Muita vontade política e muitos recursos financeiros. É claro que nem todas as auto-estradas precisam de desaparecer. Precisamos delas para distribuir pessoas e bens nas áreas metropolitanas, mas, quando estas auto-estradas atravessam bairros, podem ser transformadas em avenidas. Tudo funcionaria melhor: o tráfego, porque menos pessoas precisariam de usar o carro; as conexões, porque será mais fácil de ir de um sítio ao outro.

E uma avenida precisa de muito menos espaço para carros do que uma auto-estrada, portanto, podemos dar-lhe outros usos, como espaços verdes ou habitação. O caso de Helsínquia, por exemplo, é muito interessante: descobriram que, até 2050, um terço do seu potencial de desenvolvimento [imobiliário] está localizado ao longo destes corredores.

Para levar a cabo essa transformação, será preciso articulá-la com outros planos, como políticas de habitação e aumento de oferta de transporte publico.
Certo. E também com todas as alternativas aos carros, desde trabalhar mais em casa, aumentar a partilha de carros ou criar mais ciclovias. Também é preciso juntar tudo e articular todos os decisores políticos. Essa é a parte mais difícil.

Por exemplo, no Porto, a Via de Cintura Interna está constantemente engarrafada. Transformá-la numa avenida não provocaria mais congestionamento noutras vias?
Não se pode mudar as coisas de um dia para o outro. O trabalho tem de ser incremental, mudando gradualmente os hábitos e mostrando o impacto positivo. Podemos fechar as auto-estradas aos domingos e transformá-las em parques. Já foi feito em São Paulo, por exemplo. Fizemo-lo em Paris, com a périphérique [o anel que circunda a capital francesa. Já este ano, a câmara de Paris anunciou um plano para transformar esta via numa cintura verde].

Funcionou muito bem. As pessoas ficaram tão animadas que agora querem mais. Mas, para isso, tem que se ter em conta todo o sistema de transportes. Em Paris, o tráfego caiu 30% nos últimos 15 anos. O tráfego está a encolher no centro da cidade e, gradualmente, também há menos tráfego nas zonas exteriores da cidade. A questão é que há uma boa oferta de transportes no núcleo das áreas metropolitanas, mas fora é muito mau. É aí que o trabalho de reforço de transportes públicos tem de ser feito.

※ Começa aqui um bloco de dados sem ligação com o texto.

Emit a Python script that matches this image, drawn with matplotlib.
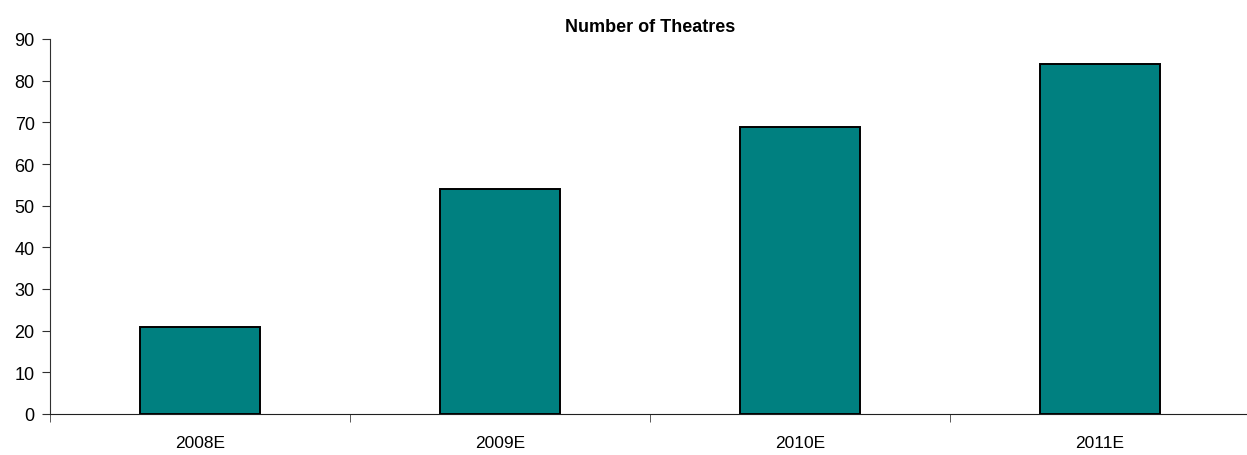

Não só para o centro da cidade, mas também em seu redor [de subúrbio para subúrbio].

Há mais exemplos dessa conversão, em Paris?
Já fizemos alguma dessa transformação na zona de La Défense [o distrito financeiro de Paris], que tinha um anel rodoviário que tem vindo a ser transformado com semáforos e passadeiras. Está longe de ser perfeito, mas é um primeiro passo. No centro de Paris também não há mais carros nas margens do rio Sena, onde costumavam circular 40 mil automóveis por dia. Estive envolvido no estudo de impacto dessa solução. As pessoas diziam que o trânsito ia “ficar um caos”. O meu trabalho foi dizer não, não vai. Vai haver caos durante alguns dias ou semanas, mas depois as pessoas adaptam-se à situação.

Em Montreuil também estamos a transformar uma auto-estrada numa avenida que terá espaço para a linha de eléctrico. Mas também dirijo um grupo de peritos na Rede Europeia de Áreas e Regiões Metropolitanas - Metrex e estamos a olhar para uma série de casos destas transformações. Gostaríamos de documentar um caso no Porto, a Estrada Nacional 12 [Circunvalação, via que passa por Matosinhos, Porto, Maia e Gondomar]. Não é bem uma auto-estrada, mas serve uma função mais rodoviária.

Estão a estudar a Circunvalação?
Estive no Porto no último ano e Daniel Casas Valle [urbanista, um dos dinamizadores da conferência] levou-me à N12. Começámos a fazer um estudo, analisando o projecto [que a Área Metropolitana levou a cabo, mas que está há anos congelado, uma vez que a EN12 ainda não passou da administração central para as autarquias]. Provavelmente será publicado em Fevereiro.